Using data to support what is already believed is a direct betrayal of the legacy of science that created this system that allows data to be created, captured and analysed. Integrating data into the existing process is not the answer, nor is including data as another ‘perspective’. 

As marketing organizations, we need to disrupt our own approaches by incorporating data creation at the start of the process to design and build empirical knowledge that can then be tested and continually enriched through subsequent customer interaction. When syndicated data is universally available, only proprietary information can generate category defying insight that can give a brand a competitive advantage.

Today’s most valuable brands understand this and are built through experiences that are connected, customer-centric, and refined over time using intelligence derived from empirical observation. The use of behavioural data has proven to be the strongest signal of preference, the most reliable method of identifying motivation, the clearest measure of satisfaction and the best predictor of future behaviour. When this data is created with purpose and intent, it enables radical ways of accelerating growth.

Amazon is one such brand built on empirical behavioural insight. It designed Amazon Go, a cash-free convenience store launched last year, as a lab for observing customer behaviour dynamics such as pricing, placement, layout and offers, with insights applied to its Whole Foods store network and future formats. 

Most companies lose sight of the customer’s decision-making process once they leave owned properties. US-based Progressive Insurance has recognized this, and features competitor policy and quotes on their site, allowing them to create data about which policy configurations customers ultimately choose. As this dataset also contains information about who did not choose their policies, it creates a rich dataset for predictive analytics to determine things like consideration sets, price sensitivity and the importance of individual policy features.
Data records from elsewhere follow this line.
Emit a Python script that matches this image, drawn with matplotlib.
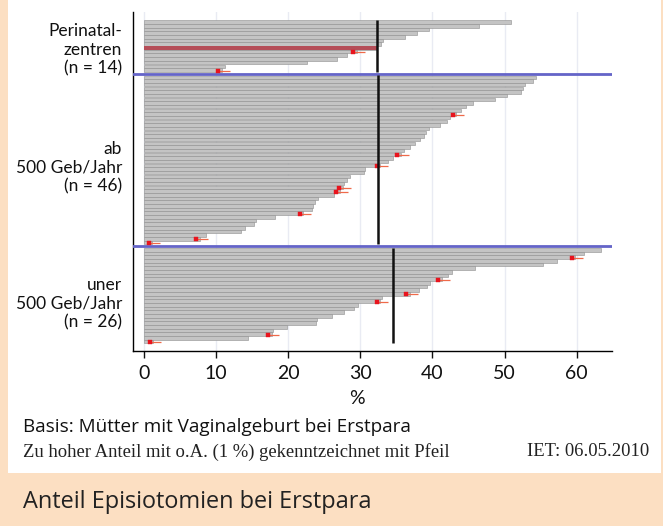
import matplotlib
matplotlib.use("Agg")
import matplotlib.pyplot as plt
from matplotlib.patches import Rectangle

# ---------------- data ----------------
group_labels = ["Perinatal-\nzentren\n(n = 14)", "ab\n500 Geb/Jahr\n(n = 46)", "uner\n500 Geb/Jahr\n(n = 26)"]

top_vals = [50.9, 46.5, 39.5, 37.8, 36.2, 33.1, 32.9, 32.3, 29.5, 28.1, 26.8, 22.6, 11.3, 10.8]
top_flags = [8, 13]
top_highlight = 7
top_mean = 32.3

mid_vals = [54.4, 54.0, 52.9, 52.5, 52.3, 50.3, 48.7, 45.7, 44.7, 43.9,
            43.3, 42.5, 42.0, 41.1, 39.5, 39.1, 38.8, 38.3, 37.6, 36.9,
            36.1, 35.6, 34.6, 33.8, 32.8, 30.7, 30.5, 28.6, 28.1, 27.8,
            27.6, 27.2, 26.3, 24.1, 23.7, 23.5, 23.3, 22.1, 18.2, 15.5,
            15.3, 14.0, 13.5, 8.6, 7.8, 1.2]
mid_flags = [10, 21, 24, 30, 31, 37, 44, 45]
mid_mean = 32.5

bot_vals = [63.4, 61.0, 59.8, 57.3, 55.4, 45.9, 42.7, 42.2, 41.3, 39.7,
            39.2, 38.1, 36.9, 33.0, 32.8, 29.7, 29.1, 27.7, 26.1, 24.0,
            23.8, 19.8, 17.9, 17.7, 14.4, 1.3]
bot_flags = [2, 8, 12, 14, 23, 25]
bot_mean = 34.6

x_ticks = [0, 10, 20, 30, 40, 50, 60]
x_label = "%"
note_basis = "Basis: Mütter mit Vaginalgeburt bei Erstpara"
note_arrow = "Zu hoher Anteil mit o.A. (1 %) gekenntzeichnet mit Pfeil"
note_date = "IET: 06.05.2010"
title = "Anteil Episiotomien bei Erstpara"

# ---------------- style ----------------
SANS = ["Lato", "DejaVu Sans"]
SANS2 = ["Open Sans", "DejaVu Sans"]
SERIF = ["Liberation Serif", "DejaVu Serif"]
PEACH = "#fcdfc2"
BAR_FACE = "#c4c4c4"
BAR_EDGE = "#8e8e8e"
HIGHLIGHT = "#b54e58"
SEP_BLUE = "#6464c8"
GRID = "#e9ebf3"

W, H = 663, 526
fig = plt.figure(figsize=(W / 100, H / 100), dpi=100)
fig.patch.set_facecolor("white")

# background frame
fig.add_artist(Rectangle((0, 0), 1, 53 / H, transform=fig.transFigure,
                         facecolor=PEACH, edgecolor="none", zorder=0))
fig.add_artist(Rectangle((0, 0), 8 / W, 1, transform=fig.transFigure,
                         facecolor=PEACH, edgecolor="none", zorder=0))
fig.add_artist(Rectangle((661 / W, 0), 2 / W, 1, transform=fig.transFigure,
                         facecolor=PEACH, edgecolor="none", zorder=0))

ax_l, ax_r, ax_t, ax_b = 133, 612, 12, 351
ax = fig.add_axes([ax_l / W, 1 - ax_b / H, (ax_r - ax_l) / W, (ax_b - ax_t) / H])
ax.set_facecolor("none")

groups = [(top_vals, top_flags, top_mean), (mid_vals, mid_flags, mid_mean), (bot_vals, bot_flags, bot_mean)]
row = 0
sep_rows = []
for gi, (vals, flags, mean) in enumerate(groups):
    rows = list(range(row, row + len(vals)))
    ax.barh(rows, vals, height=0.98, color=BAR_FACE, edgecolor=BAR_EDGE, linewidth=0.4, zorder=2)
    if gi == 0:
        ax.barh([rows[top_highlight]], [vals[top_highlight]], height=1.05, color=HIGHLIGHT,
                edgecolor="none", zorder=2.5)
    for fi in flags:
        v = vals[fi]
        ax.plot([v - 0.5, v + 1.1], [rows[fi] + 0.15, rows[fi] + 0.15], color="#ef6a4a", lw=0.9,
                zorder=4, solid_capstyle="butt")
        ax.plot([v - 0.5], [rows[fi] + 0.15], marker="s", ms=2.8, color="#e8141e", mec="#e8141e",
                mew=0.3, zorder=5)
    ax.vlines(mean, rows[0] - 0.5, rows[-1] + 0.5, color="#111111", lw=1.8, zorder=6)
    row += len(vals)
    if gi < 2:
        sep_rows.append(row)
        row += 1

for sr in sep_rows:
    ax.axhline(sr, color=SEP_BLUE, lw=2.0, zorder=3)

for t in x_ticks:
    ax.axvline(t, color=GRID, lw=1.0, zorder=1)

ax.set_xlim(-1.5, 64.9)
ax.set_ylim(89.6, -2.8)
ax.set_xticks(x_ticks)
ax.set_xticklabels([str(t) for t in x_ticks], fontfamily=SANS, fontsize=14)
ax.set_yticks([])
ax.tick_params(axis="x", direction="out", length=5, width=1, pad=5, colors="#111111")
for s in ["top", "right"]:
    ax.spines[s].set_visible(False)
ax.spines["left"].set_linewidth(1.0)
ax.spines["bottom"].set_linewidth(1.0)

# group labels
label_centers = [50, 168, 304]
for lab, yc in zip(group_labels, label_centers):
    fig.text(122 / W, 1 - yc / H, lab, ha="right", va="center", fontfamily=SANS,
             fontsize=12.5, linespacing=1.22, color="#111111")

fig.text(357 / W, 1 - 398 / H, x_label, ha="center", va="center", fontfamily=SANS, fontsize=14, color="#111111")
fig.text(23 / W, 1 - 427 / H, note_basis, ha="left", va="center", fontfamily=SANS2, fontsize=13.6, color="#111111")
fig.text(23 / W, 1 - 452 / H, note_arrow, ha="left", va="center", fontfamily=SERIF, fontsize=13.4, color="#222222")
fig.text(649 / W, 1 - 452 / H, note_date, ha="right", va="center", fontfamily=SERIF, fontsize=13.4, color="#222222")
fig.text(23 / W, 1 - 502 / H, title, ha="left", va="center", fontfamily=SANS2, fontsize=16.9, color="#222222")

fig.savefig("out.png", dpi=100)
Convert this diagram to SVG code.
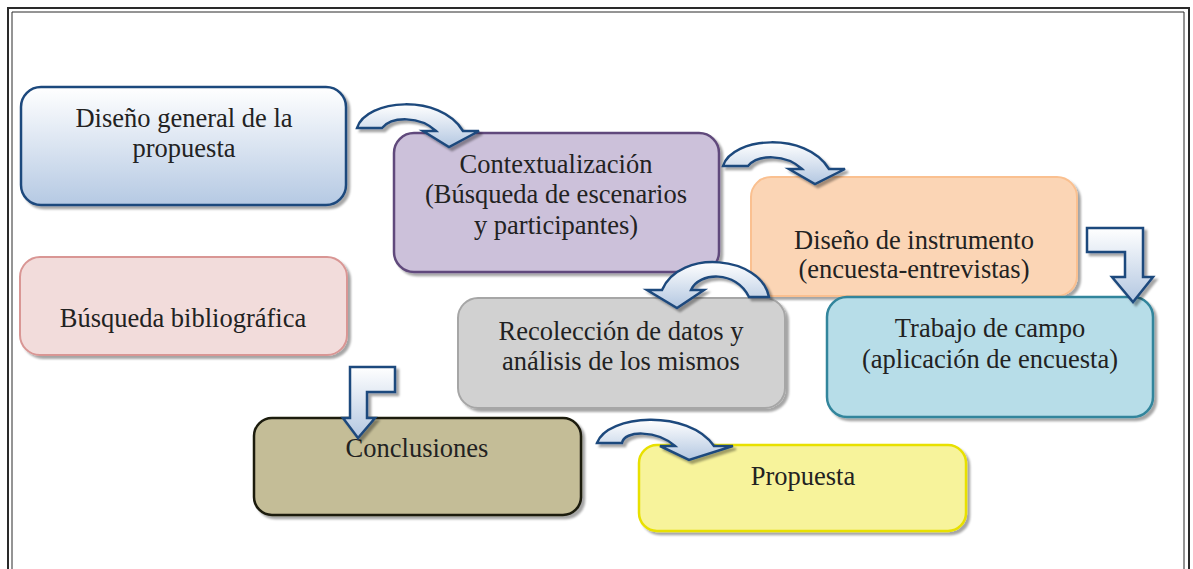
<svg xmlns="http://www.w3.org/2000/svg" width="1193" height="569" viewBox="0 0 1193 569">
<defs>
<linearGradient id="gBlue" x1="0" y1="0" x2="0" y2="1">
<stop offset="0" stop-color="#ffffff"/>
<stop offset="1" stop-color="#b5c9e3"/>
</linearGradient>
<linearGradient id="gArrow" x1="0" y1="0" x2="0" y2="1">
<stop offset="0" stop-color="#ffffff"/>
<stop offset="1" stop-color="#b3c7e1"/>
</linearGradient>
<filter id="sh" x="-10%" y="-10%" width="125%" height="130%">
<feDropShadow dx="3" dy="3" stdDeviation="1.2" flood-color="#000" flood-opacity="0.35"/>
</filter>
</defs>
<style>
.box{filter:url(#sh);}
.t{font-family:"Liberation Serif","Times New Roman",serif;font-size:26.5px;fill:#222;text-anchor:middle;}
.arr{fill:url(#gArrow);stroke:#1f497d;stroke-width:2.5;stroke-linejoin:miter;filter:url(#sh);}
.frame{fill:none;stroke:#2a2a2a;}
</style>
<rect width="1193" height="569" fill="#ffffff"/>
<g id="frame">
<path class="frame" d="M8,575 L8,8 L1189,8 L1189,575" stroke-width="2"/>
<path class="frame" d="M12,575 L12,12 L1184,12 L1184,575" stroke-width="1"/>
</g>
<g id="node-diseno-general">
<rect class="box" x="21" y="87" width="325" height="118" rx="20" fill="url(#gBlue)" stroke="#1f497d" stroke-width="2.5"/>
<text class="t" x="184" y="127">Diseño general de la</text>
<text class="t" x="184" y="157">propuesta</text>
</g>
<g id="node-contextualizacion">
<rect class="box" x="394" y="133" width="325" height="139" rx="20" fill="#ccc1da" stroke="#604a7b" stroke-width="2.5"/>
<text class="t" x="556" y="173">Contextualización</text>
<text class="t" x="556" y="203">(Búsqueda de escenarios</text>
<text class="t" x="556" y="234">y participantes)</text>
</g>
<g id="node-diseno-instrumento">
<rect class="box" x="751" y="177" width="326" height="119" rx="20" fill="#fbd5b5" stroke="#fac090" stroke-width="2"/>
<text class="t" x="914" y="249">Diseño de instrumento</text>
<text class="t" x="914" y="278">(encuesta-entrevistas)</text>
</g>
<g id="node-busqueda">
<rect class="box" x="20" y="257" width="327" height="98" rx="20" fill="#f2dcdb" stroke="#d99694" stroke-width="2"/>
<text class="t" x="183" y="327">Búsqueda bibliográfica</text>
</g>
<g id="node-recoleccion">
<rect class="box" x="458" y="298" width="327" height="110" rx="20" fill="#d1d1d1" stroke="#a6a6a6" stroke-width="2"/>
<text class="t" x="621" y="340">Recolección de datos y</text>
<text class="t" x="621" y="370">análisis de los mismos</text>
</g>
<g id="node-trabajo">
<rect class="box" x="827" y="297" width="326" height="120" rx="20" fill="#b7dde8" stroke="#31859c" stroke-width="2.5"/>
<text class="t" x="990" y="337">Trabajo de campo</text>
<text class="t" x="990" y="368">(aplicación de encuesta)</text>
</g>
<g id="node-conclusiones">
<rect class="box" x="254" y="418" width="327" height="97" rx="18" fill="#c4bd97" stroke="#1d1b10" stroke-width="2.5"/>
<text class="t" x="417" y="457">Conclusiones</text>
</g>
<g id="node-propuesta">
<rect class="box" x="639" y="445" width="327" height="86" rx="18" fill="#f7f39b" stroke="#e8e000" stroke-width="2.5"/>
<text class="t" x="803" y="485">Propuesta</text>
</g>
<g id="connectors">
<path class="arr" d="M357,128 C366,99 440,93 463,131 L479,131 L449,147 L423,131 L436,131 C420,116 392,116 382,128 Z"/>
<path class="arr" d="M723,166 C732,137 806,131 829,169 L845,169 L815,184 L789,169 L802,169 C786,154 758,154 748,166 Z"/>
<path class="arr" d="M769,297 C761,256 680,248 662,290 L647,290 L677,308 L704,290 L691,290 C699,272 736,270 749,297 Z"/>
<path class="arr" d="M1087,228 L1143,228 L1143,277 L1153,277 L1133,302 L1112,277 L1125,277 L1125,252 L1087,252 Z"/>
<path class="arr" d="M395,367 L350,367 L350,418 L343,418 L358,438 L375,418 L367,418 L367,392 L395,392 Z"/>
<path class="arr" d="M597,443 C607,414 689,409 714,446 L733,446 L689,460 L660,446 L675,446 C657,430 624,430 622,443 Z"/>
</g>
</svg>
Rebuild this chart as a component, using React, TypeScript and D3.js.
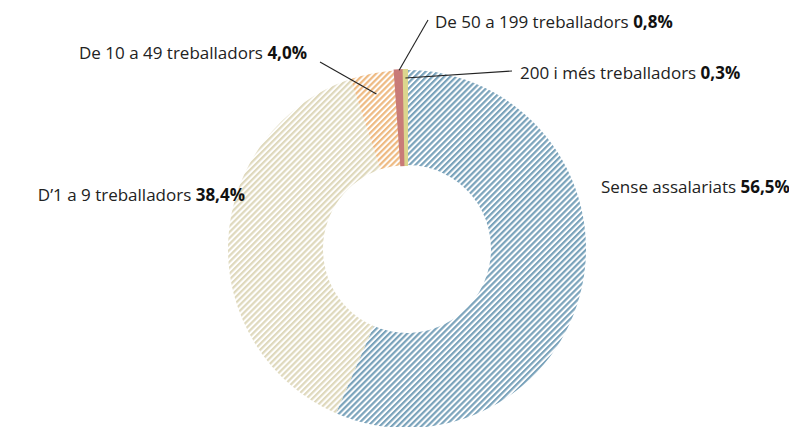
import React, { useEffect, useRef } from 'react';
import * as d3 from 'd3';

// Share of companies by number of employees (%)
const categories = [
  'Sense assalariats',
  'D\u20191 a 9 treballadors',
  'De 10 a 49 treballadors',
  'De 50 a 199 treballadors',
  '200 i més treballadors',
];
const values = [56.5, 38.4, 4.0, 0.8, 0.3];
const valueLabels = ['56,5%', '38,4%', '4,0%', '0,8%', '0,3%'];

const colors = ['#7aa3bb', '#dfd9bd', '#eeba82', '#c97b78', '#dcd68e'];
const hatched = [true, true, true, false, false];

// label layout: [x, baseline y, anchor, leader radius or null]
const labelLayout: [number, number, string, number | null][] = [
  [601, 193, 'start', null],
  [245, 201, 'end', null],
  [307, 59, 'end', 158],
  [435, 28, 'start', 179],
  [520, 79, 'start', 171],
];
const leaderStart: [number, number][] = [
  [0, 0],
  [0, 0],
  [320, 62],
  [428, 20],
  [512, 71],
];

const App = () => {
  const ref = useRef<SVGSVGElement>(null);

  useEffect(() => {
    const width = 789;
    const height = 427;
    const cx = 407;
    const cy = 249;
    const outerR = 179;
    const innerR = 84;

    const svg = d3.select(ref.current);
    svg.selectAll('*').remove();

    // diagonal hatching, one pattern per colour
    const defs = svg.append('defs');
    colors.forEach((c, i) => {
      const p = defs.append('pattern')
        .attr('id', `hatch-${i}`)
        .attr('patternUnits', 'userSpaceOnUse')
        .attr('width', 4.2)
        .attr('height', 4.2)
        .attr('patternTransform', 'rotate(45)');
      p.append('rect')
        .attr('x', 0).attr('y', 0)
        .attr('width', 2.2).attr('height', 4.2)
        .attr('fill', c);
    });

    const pie = d3.pie<number>().sort(null).value(d => d);
    const arcs = pie(values);
    const arc = d3.arc<d3.PieArcDatum<number>>().innerRadius(innerR).outerRadius(outerR);

    const g = svg.append('g').attr('transform', `translate(${cx},${cy})`);

    g.selectAll('path')
      .data(arcs)
      .enter()
      .append('path')
      .attr('d', arc)
      .attr('fill', (d, i) => hatched[i] ? `url(#hatch-${i})` : colors[i])
      .attr('stroke', (d, i) => hatched[i] ? 'none' : colors[i])
      .attr('stroke-width', 2);

    // leader lines
    arcs.forEach((a, i) => {
      const r = labelLayout[i][3];
      if (r == null) return;
      const mid = (a.startAngle + a.endAngle) / 2;
      const ex = cx + Math.sin(mid) * r;
      const ey = cy - Math.cos(mid) * r;
      svg.append('line')
        .attr('x1', leaderStart[i][0]).attr('y1', leaderStart[i][1])
        .attr('x2', ex).attr('y2', ey)
        .attr('stroke', '#222')
        .attr('stroke-width', 1.1);
    });

    // labels
    categories.forEach((name, i) => {
      const [x, y, anchor] = labelLayout[i];
      const t = svg.append('text')
        .attr('x', x)
        .attr('y', y)
        .attr('text-anchor', anchor)
        .style('font-family', '"Open Sans", sans-serif')
        .style('font-size', '17px')
        .attr('fill', '#222');
      t.append('tspan').text(name + ' ');
      t.append('tspan').style('font-weight', 'bold').attr('fill', '#111').text(valueLabels[i]);
    });

    svg.attr('width', width).attr('height', height);
  }, []);

  return (
    <svg ref={ref} width={789} height={427}
      style={{ position: 'absolute', left: 0, top: 0, background: '#fff' }} />
  );
};

export default App;
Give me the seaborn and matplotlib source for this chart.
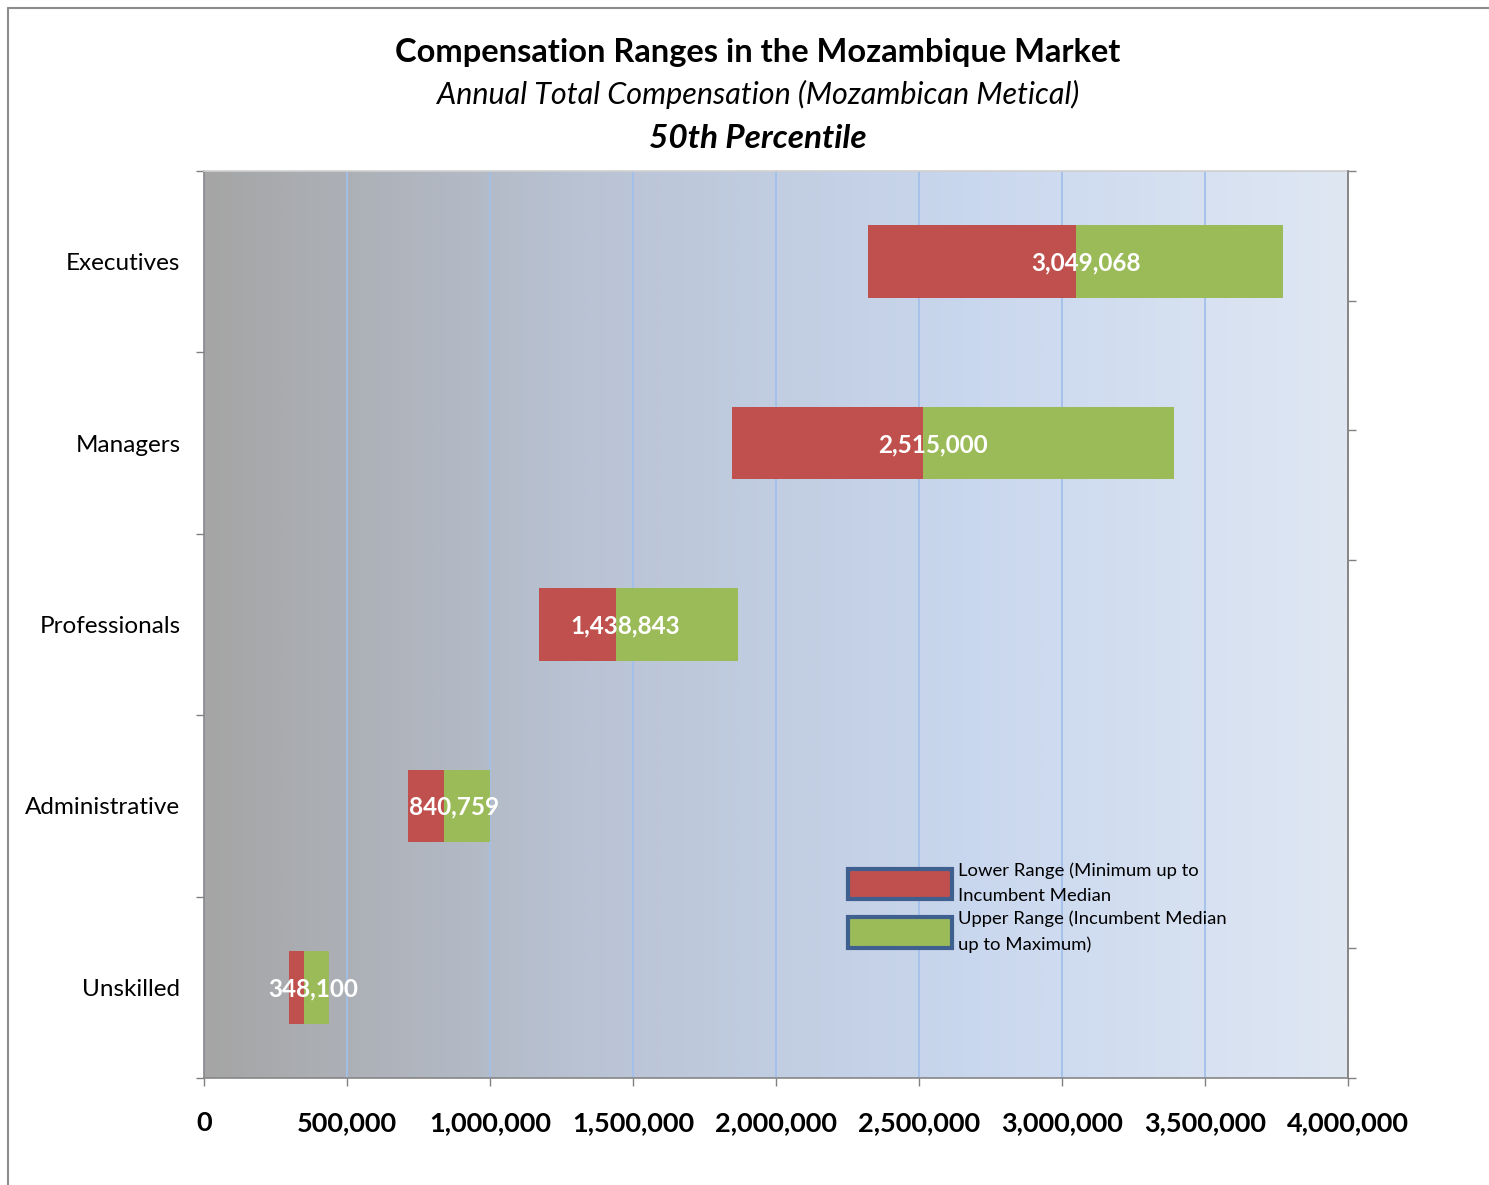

It is now possible to capture and analyse customer data at an increased granularity, forcing brands to move away from cohorts and focus on single customers. In addition, new technology has created the ability to orchestrate functionality and personalize content at the individual customer level across every interaction with a brand. 

By focusing on ‘the customer’ not ‘customers’, data-driven disruptor brands are rapidly coming to dominate previously well protected markets, while traditional consumer goods giants have seen their business models so threatened by D2C brands that they have acquired the disruptors, as with Unilever’s acquisition of Dollar Shave Club and Edgewell Personal Care’s acquisition of Harry’s.

In APAC the rapidly evolving digital payment space is a microcosm of data-driven disruption. Even in developed markets, disruptors like Australia’s Afterpay are using sophisticated needs-based behavioural clusters to refine its service in granular ways to reflect behaviour driven by different attitudes towards credit. The brand is expanding overseas aggressively, its confidence underpinned by this proprietary insight.

Payment service Paidy, which started in Japan but already has operations in Taiwan, is based on analysis of users’ credit scores to provide frictionless payment across a wide range of merchant platforms. It is another disruptor that is now creating unique types of customer data to inform a differentiated product and marketing strategy.

If agencies want to remain relevant to data-driven brands like these then they too need to make radical changes in processes and mindsets to ensure their survival.  Agencies must organise themselves around the customer journey. This means we stop planning for campaigns, channels and platforms and start planning for content, orchestration and interactions.  

We cannot and should not rely on latent data created by platform and media activity in which we search for a proverbial ‘needle’. Nor can we advocate for grabbing any data in any way to join the big data trend, not least because data comes with costs and creates new liabilities that can be crippling. 

Instead, we need to embrace a strategic data approach that generates information about each customer, their preferences and their motivations, so that we can deliver a better brand experience to them in that moment and in the future. 

This approach, designing for data creation, may sound like it is putting the machine first and the human second, but it is in fact the one that most empowers the role of creativity and human insight. It provides a much more informed and sophisticated platform from which to make brave decisions and take bold actions.

The idea of designing for data creation may seem like a leap for many, but the first step is as simple as asking:

  • What data will this experience create that will usefully inform future decisions?
  • How will this data then be activated as part of the experience?

The answers to these questions, alongside other elements of an experience, puts experience design in lock-step with data strategy.

Secondly, an honest look at the analytical resources available may reveal the critical difference between what has long passed for “analytics” in our industry versus what is needed. The former is based on the passive practices of reporting and dashboarding fed by data generated from generic tagging exercises. The latter by the inquisitive practices of data scientists and professional analysts armed with techniques such as predictive modelling and machine learning-based clustering techniques that enables answers to questions posed at the planning phase.

So yes, the implications of this new paradigm require reform of both processes and talent strategies, but it really is the only proven route to creating superior customer experiences that will lead to sustained advantage.